The Company also uses core funds from operations, or Core FFO, as an operating measure. Core FFO includes adjustments to exclude the impact of straight-line adjustments for ground leases, gains and losses from extinguishment of debt, transaction costs related to acquisitions and reorganization, management transition costs and certain other non-cash items. The Company believes that these adjustments are appropriate in determining Core FFO as they are not indicative of the operating performance of the Company's assets. In addition, the Company believes that Core FFO is a useful supplemental measure for the investing community to use in comparing the Company to other REITs as most REITs provide some form of adjusted or modified FFO.
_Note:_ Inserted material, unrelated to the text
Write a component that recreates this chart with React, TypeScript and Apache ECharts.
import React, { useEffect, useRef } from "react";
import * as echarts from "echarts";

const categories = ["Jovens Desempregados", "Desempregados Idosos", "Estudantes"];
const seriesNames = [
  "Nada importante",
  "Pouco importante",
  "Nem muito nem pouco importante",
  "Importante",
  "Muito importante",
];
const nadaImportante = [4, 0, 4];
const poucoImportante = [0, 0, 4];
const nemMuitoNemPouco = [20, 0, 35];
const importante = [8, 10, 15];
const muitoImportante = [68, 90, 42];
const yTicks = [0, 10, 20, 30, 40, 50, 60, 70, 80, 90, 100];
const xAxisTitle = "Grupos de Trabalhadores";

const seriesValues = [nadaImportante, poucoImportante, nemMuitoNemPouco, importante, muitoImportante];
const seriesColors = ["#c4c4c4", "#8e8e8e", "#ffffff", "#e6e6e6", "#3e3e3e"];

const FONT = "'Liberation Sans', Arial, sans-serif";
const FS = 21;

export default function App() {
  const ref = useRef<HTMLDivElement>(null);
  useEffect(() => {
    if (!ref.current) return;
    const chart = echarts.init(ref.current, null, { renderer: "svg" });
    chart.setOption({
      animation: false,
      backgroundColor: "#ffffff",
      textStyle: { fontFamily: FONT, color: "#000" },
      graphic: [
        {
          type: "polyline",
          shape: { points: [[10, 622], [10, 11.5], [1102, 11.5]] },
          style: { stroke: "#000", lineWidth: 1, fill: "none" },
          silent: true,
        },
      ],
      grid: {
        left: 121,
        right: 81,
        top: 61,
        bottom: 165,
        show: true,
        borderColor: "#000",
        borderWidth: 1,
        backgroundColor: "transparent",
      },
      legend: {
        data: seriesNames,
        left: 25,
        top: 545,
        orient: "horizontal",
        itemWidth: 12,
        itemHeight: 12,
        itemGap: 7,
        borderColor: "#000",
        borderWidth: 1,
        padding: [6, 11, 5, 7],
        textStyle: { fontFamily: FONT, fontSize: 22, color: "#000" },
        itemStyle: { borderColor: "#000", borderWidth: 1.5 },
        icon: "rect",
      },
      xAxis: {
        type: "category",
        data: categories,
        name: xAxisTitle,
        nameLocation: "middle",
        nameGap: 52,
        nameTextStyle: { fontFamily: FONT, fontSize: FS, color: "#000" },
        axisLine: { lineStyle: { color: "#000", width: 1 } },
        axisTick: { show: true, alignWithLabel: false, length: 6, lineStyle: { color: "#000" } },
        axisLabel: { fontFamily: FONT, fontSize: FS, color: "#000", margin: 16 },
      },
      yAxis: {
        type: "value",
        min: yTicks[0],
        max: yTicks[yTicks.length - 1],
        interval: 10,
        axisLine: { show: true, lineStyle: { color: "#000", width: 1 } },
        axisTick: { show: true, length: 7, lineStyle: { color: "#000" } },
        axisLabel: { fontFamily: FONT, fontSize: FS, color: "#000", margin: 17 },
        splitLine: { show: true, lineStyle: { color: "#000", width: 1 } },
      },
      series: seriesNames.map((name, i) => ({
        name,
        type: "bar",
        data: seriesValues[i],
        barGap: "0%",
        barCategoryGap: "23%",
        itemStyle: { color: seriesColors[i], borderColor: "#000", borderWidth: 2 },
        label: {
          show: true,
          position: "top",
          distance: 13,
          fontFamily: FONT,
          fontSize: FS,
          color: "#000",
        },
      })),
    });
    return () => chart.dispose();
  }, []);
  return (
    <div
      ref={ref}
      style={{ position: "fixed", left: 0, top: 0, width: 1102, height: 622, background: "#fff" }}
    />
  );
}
Management believes that net operating income ("NOI") is a useful measure of our operating performance. We define NOI as total property revenues less total property operating expenses, excluding depreciation and amortization. Other REITs may use different methodologies for calculating NOI, and accordingly, our NOI may not be comparable to other REITs. We believe that this measure provides an operating perspective not immediately apparent from GAAP operating income or net income. We use NOI to evaluate our performance on a same store and non-same store basis. NOI allows us to evaluate the operating performance of our properties because it measures the core operations of property performance by excluding corporate level expenses and other items not related to property operating performance and captures trends in rental housing and property operating expenses.
The Company defines same store communities as communities owned and stabilized for the entirety of both periods presented, excluding properties held for sale. Reconciliations of net income attributable to common stockholders to FFO, Core FFO, NOI, and same store NOI are included in the Supplemental Information posted on the Company's website.